### SET PROBLEM
Leave out any picture and return the remaining listing below exactly as given.

── INFORMATION SUPPLIED ──

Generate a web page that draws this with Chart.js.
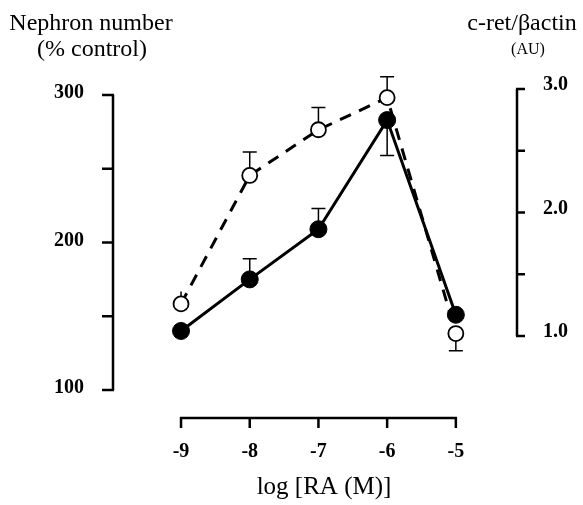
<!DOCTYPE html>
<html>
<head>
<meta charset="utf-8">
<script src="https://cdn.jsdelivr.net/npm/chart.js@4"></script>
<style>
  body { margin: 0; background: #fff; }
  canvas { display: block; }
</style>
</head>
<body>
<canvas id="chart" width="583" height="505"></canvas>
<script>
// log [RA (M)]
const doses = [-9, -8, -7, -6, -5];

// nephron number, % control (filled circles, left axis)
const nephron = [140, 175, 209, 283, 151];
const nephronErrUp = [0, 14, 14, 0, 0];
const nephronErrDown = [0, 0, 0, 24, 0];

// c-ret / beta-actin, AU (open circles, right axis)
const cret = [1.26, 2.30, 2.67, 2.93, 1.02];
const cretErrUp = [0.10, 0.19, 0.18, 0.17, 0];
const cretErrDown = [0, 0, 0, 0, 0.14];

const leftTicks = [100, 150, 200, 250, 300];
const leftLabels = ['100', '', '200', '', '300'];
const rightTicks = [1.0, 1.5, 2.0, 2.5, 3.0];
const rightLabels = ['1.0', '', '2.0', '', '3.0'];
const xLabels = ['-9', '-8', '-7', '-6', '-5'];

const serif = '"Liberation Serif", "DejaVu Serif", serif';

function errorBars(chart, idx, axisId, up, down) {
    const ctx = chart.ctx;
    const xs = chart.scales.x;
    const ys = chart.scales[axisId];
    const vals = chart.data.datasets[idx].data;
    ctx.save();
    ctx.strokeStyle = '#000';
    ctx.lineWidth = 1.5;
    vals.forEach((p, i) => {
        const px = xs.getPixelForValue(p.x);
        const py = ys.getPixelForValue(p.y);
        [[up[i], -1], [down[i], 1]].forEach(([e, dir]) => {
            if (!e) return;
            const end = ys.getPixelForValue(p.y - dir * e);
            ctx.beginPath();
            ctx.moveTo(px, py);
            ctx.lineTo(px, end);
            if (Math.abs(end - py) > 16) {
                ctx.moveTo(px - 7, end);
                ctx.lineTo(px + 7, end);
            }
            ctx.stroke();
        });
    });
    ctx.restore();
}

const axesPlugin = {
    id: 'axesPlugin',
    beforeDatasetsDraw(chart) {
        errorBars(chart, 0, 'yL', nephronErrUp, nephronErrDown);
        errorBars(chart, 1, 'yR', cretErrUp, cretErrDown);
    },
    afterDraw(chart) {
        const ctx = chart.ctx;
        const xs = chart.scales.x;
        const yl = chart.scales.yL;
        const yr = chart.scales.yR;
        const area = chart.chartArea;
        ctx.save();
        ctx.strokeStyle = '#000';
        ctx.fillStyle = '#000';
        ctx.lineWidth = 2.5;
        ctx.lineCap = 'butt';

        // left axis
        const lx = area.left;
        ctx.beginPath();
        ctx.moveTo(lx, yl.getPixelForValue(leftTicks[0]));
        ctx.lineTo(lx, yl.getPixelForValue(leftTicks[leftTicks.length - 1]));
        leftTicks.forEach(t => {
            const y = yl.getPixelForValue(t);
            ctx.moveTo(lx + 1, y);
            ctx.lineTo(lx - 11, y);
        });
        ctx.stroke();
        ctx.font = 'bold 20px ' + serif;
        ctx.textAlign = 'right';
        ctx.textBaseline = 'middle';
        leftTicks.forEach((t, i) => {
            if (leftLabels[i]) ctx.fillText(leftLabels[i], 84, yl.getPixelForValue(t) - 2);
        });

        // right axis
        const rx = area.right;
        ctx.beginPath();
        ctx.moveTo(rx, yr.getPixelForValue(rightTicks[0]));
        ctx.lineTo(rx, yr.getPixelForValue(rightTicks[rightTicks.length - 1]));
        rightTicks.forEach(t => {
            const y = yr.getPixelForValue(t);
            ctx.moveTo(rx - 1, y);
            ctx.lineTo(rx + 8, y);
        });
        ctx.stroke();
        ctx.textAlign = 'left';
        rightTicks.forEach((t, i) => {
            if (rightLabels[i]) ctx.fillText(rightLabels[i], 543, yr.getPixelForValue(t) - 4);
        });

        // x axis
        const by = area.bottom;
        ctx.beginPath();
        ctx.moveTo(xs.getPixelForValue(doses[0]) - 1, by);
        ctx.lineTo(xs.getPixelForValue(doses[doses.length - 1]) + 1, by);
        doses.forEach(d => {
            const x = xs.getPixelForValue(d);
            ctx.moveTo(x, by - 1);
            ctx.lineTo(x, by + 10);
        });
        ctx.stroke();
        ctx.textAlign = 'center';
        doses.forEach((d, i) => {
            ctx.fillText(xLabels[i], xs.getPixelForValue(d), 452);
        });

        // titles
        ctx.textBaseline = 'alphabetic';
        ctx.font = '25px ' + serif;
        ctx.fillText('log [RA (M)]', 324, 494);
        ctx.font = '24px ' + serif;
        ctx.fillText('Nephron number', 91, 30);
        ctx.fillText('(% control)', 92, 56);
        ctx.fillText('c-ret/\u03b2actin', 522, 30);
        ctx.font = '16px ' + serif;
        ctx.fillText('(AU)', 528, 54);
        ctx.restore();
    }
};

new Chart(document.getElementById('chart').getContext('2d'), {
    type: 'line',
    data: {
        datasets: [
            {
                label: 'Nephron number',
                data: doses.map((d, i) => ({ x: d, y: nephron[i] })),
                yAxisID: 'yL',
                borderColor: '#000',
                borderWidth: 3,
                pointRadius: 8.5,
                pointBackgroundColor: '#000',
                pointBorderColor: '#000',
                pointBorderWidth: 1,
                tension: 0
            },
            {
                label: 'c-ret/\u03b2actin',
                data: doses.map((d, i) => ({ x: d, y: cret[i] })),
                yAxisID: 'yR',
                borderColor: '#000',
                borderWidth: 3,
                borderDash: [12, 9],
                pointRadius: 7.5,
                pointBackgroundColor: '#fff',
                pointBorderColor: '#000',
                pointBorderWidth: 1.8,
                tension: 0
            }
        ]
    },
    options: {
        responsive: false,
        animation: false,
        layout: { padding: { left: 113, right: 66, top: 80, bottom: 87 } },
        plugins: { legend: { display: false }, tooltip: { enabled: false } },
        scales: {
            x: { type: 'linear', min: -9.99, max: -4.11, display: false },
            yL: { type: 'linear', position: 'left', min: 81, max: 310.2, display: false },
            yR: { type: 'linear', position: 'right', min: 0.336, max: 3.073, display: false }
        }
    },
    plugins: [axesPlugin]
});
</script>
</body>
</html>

───

### REPLY
Generate a web page that draws this with Chart.js.
<!DOCTYPE html>
<html>
<head>
<meta charset="utf-8">
<script src="https://cdn.jsdelivr.net/npm/chart.js@4"></script>
<style>
  body { margin: 0; background: #fff; }
  canvas { display: block; }
</style>
</head>
<body>
<canvas id="chart" width="583" height="505"></canvas>
<script>
// log [RA (M)]
const doses = [-9, -8, -7, -6, -5];

// nephron number, % control (filled circles, left axis)
const nephron = [140, 175, 209, 283, 151];
const nephronErrUp = [0, 14, 14, 0, 0];
const nephronErrDown = [0, 0, 0, 24, 0];

// c-ret / beta-actin, AU (open circles, right axis)
const cret = [1.26, 2.30, 2.67, 2.93, 1.02];
const cretErrUp = [0.10, 0.19, 0.18, 0.17, 0];
const cretErrDown = [0, 0, 0, 0, 0.14];

const leftTicks = [100, 150, 200, 250, 300];
const leftLabels = ['100', '', '200', '', '300'];
const rightTicks = [1.0, 1.5, 2.0, 2.5, 3.0];
const rightLabels = ['1.0', '', '2.0', '', '3.0'];
const xLabels = ['-9', '-8', '-7', '-6', '-5'];

const serif = '"Liberation Serif", "DejaVu Serif", serif';

function errorBars(chart, idx, axisId, up, down) {
    const ctx = chart.ctx;
    const xs = chart.scales.x;
    const ys = chart.scales[axisId];
    const vals = chart.data.datasets[idx].data;
    ctx.save();
    ctx.strokeStyle = '#000';
    ctx.lineWidth = 1.5;
    vals.forEach((p, i) => {
        const px = xs.getPixelForValue(p.x);
        const py = ys.getPixelForValue(p.y);
        [[up[i], -1], [down[i], 1]].forEach(([e, dir]) => {
            if (!e) return;
            const end = ys.getPixelForValue(p.y - dir * e);
            ctx.beginPath();
            ctx.moveTo(px, py);
            ctx.lineTo(px, end);
            if (Math.abs(end - py) > 16) {
                ctx.moveTo(px - 7, end);
                ctx.lineTo(px + 7, end);
            }
            ctx.stroke();
        });
    });
    ctx.restore();
}

const axesPlugin = {
    id: 'axesPlugin',
    beforeDatasetsDraw(chart) {
        errorBars(chart, 0, 'yL', nephronErrUp, nephronErrDown);
        errorBars(chart, 1, 'yR', cretErrUp, cretErrDown);
    },
    afterDraw(chart) {
        const ctx = chart.ctx;
        const xs = chart.scales.x;
        const yl = chart.scales.yL;
        const yr = chart.scales.yR;
        const area = chart.chartArea;
        ctx.save();
        ctx.strokeStyle = '#000';
        ctx.fillStyle = '#000';
        ctx.lineWidth = 2.5;
        ctx.lineCap = 'butt';

        // left axis
        const lx = area.left;
        ctx.beginPath();
        ctx.moveTo(lx, yl.getPixelForValue(leftTicks[0]));
        ctx.lineTo(lx, yl.getPixelForValue(leftTicks[leftTicks.length - 1]));
        leftTicks.forEach(t => {
            const y = yl.getPixelForValue(t);
            ctx.moveTo(lx + 1, y);
            ctx.lineTo(lx - 11, y);
        });
        ctx.stroke();
        ctx.font = 'bold 20px ' + serif;
        ctx.textAlign = 'right';
        ctx.textBaseline = 'middle';
        leftTicks.forEach((t, i) => {
            if (leftLabels[i]) ctx.fillText(leftLabels[i], 84, yl.getPixelForValue(t) - 2);
        });

        // right axis
        const rx = area.right;
        ctx.beginPath();
        ctx.moveTo(rx, yr.getPixelForValue(rightTicks[0]));
        ctx.lineTo(rx, yr.getPixelForValue(rightTicks[rightTicks.length - 1]));
        rightTicks.forEach(t => {
            const y = yr.getPixelForValue(t);
            ctx.moveTo(rx - 1, y);
            ctx.lineTo(rx + 8, y);
        });
        ctx.stroke();
        ctx.textAlign = 'left';
        rightTicks.forEach((t, i) => {
            if (rightLabels[i]) ctx.fillText(rightLabels[i], 543, yr.getPixelForValue(t) - 4);
        });

        // x axis
        const by = area.bottom;
        ctx.beginPath();
        ctx.moveTo(xs.getPixelForValue(doses[0]) - 1, by);
        ctx.lineTo(xs.getPixelForValue(doses[doses.length - 1]) + 1, by);
        doses.forEach(d => {
            const x = xs.getPixelForValue(d);
            ctx.moveTo(x, by - 1);
            ctx.lineTo(x, by + 10);
        });
        ctx.stroke();
        ctx.textAlign = 'center';
        doses.forEach((d, i) => {
            ctx.fillText(xLabels[i], xs.getPixelForValue(d), 452);
        });

        // titles
        ctx.textBaseline = 'alphabetic';
        ctx.font = '25px ' + serif;
        ctx.fillText('log [RA (M)]', 324, 494);
        ctx.font = '24px ' + serif;
        ctx.fillText('Nephron number', 91, 30);
        ctx.fillText('(% control)', 92, 56);
        ctx.fillText('c-ret/\u03b2actin', 522, 30);
        ctx.font = '16px ' + serif;
        ctx.fillText('(AU)', 528, 54);
        ctx.restore();
    }
};

new Chart(document.getElementById('chart').getContext('2d'), {
    type: 'line',
    data: {
        datasets: [
            {
                label: 'Nephron number',
                data: doses.map((d, i) => ({ x: d, y: nephron[i] })),
                yAxisID: 'yL',
                borderColor: '#000',
                borderWidth: 3,
                pointRadius: 8.5,
                pointBackgroundColor: '#000',
                pointBorderColor: '#000',
                pointBorderWidth: 1,
                tension: 0
            },
            {
                label: 'c-ret/\u03b2actin',
                data: doses.map((d, i) => ({ x: d, y: cret[i] })),
                yAxisID: 'yR',
                borderColor: '#000',
                borderWidth: 3,
                borderDash: [12, 9],
                pointRadius: 7.5,
                pointBackgroundColor: '#fff',
                pointBorderColor: '#000',
                pointBorderWidth: 1.8,
                tension: 0
            }
        ]
    },
    options: {
        responsive: false,
        animation: false,
        layout: { padding: { left: 113, right: 66, top: 80, bottom: 87 } },
        plugins: { legend: { display: false }, tooltip: { enabled: false } },
        scales: {
            x: { type: 'linear', min: -9.99, max: -4.11, display: false },
            yL: { type: 'linear', position: 'left', min: 81, max: 310.2, display: false },
            yR: { type: 'linear', position: 'right', min: 0.336, max: 3.073, display: false }
        }
    },
    plugins: [axesPlugin]
});
</script>
</body>
</html>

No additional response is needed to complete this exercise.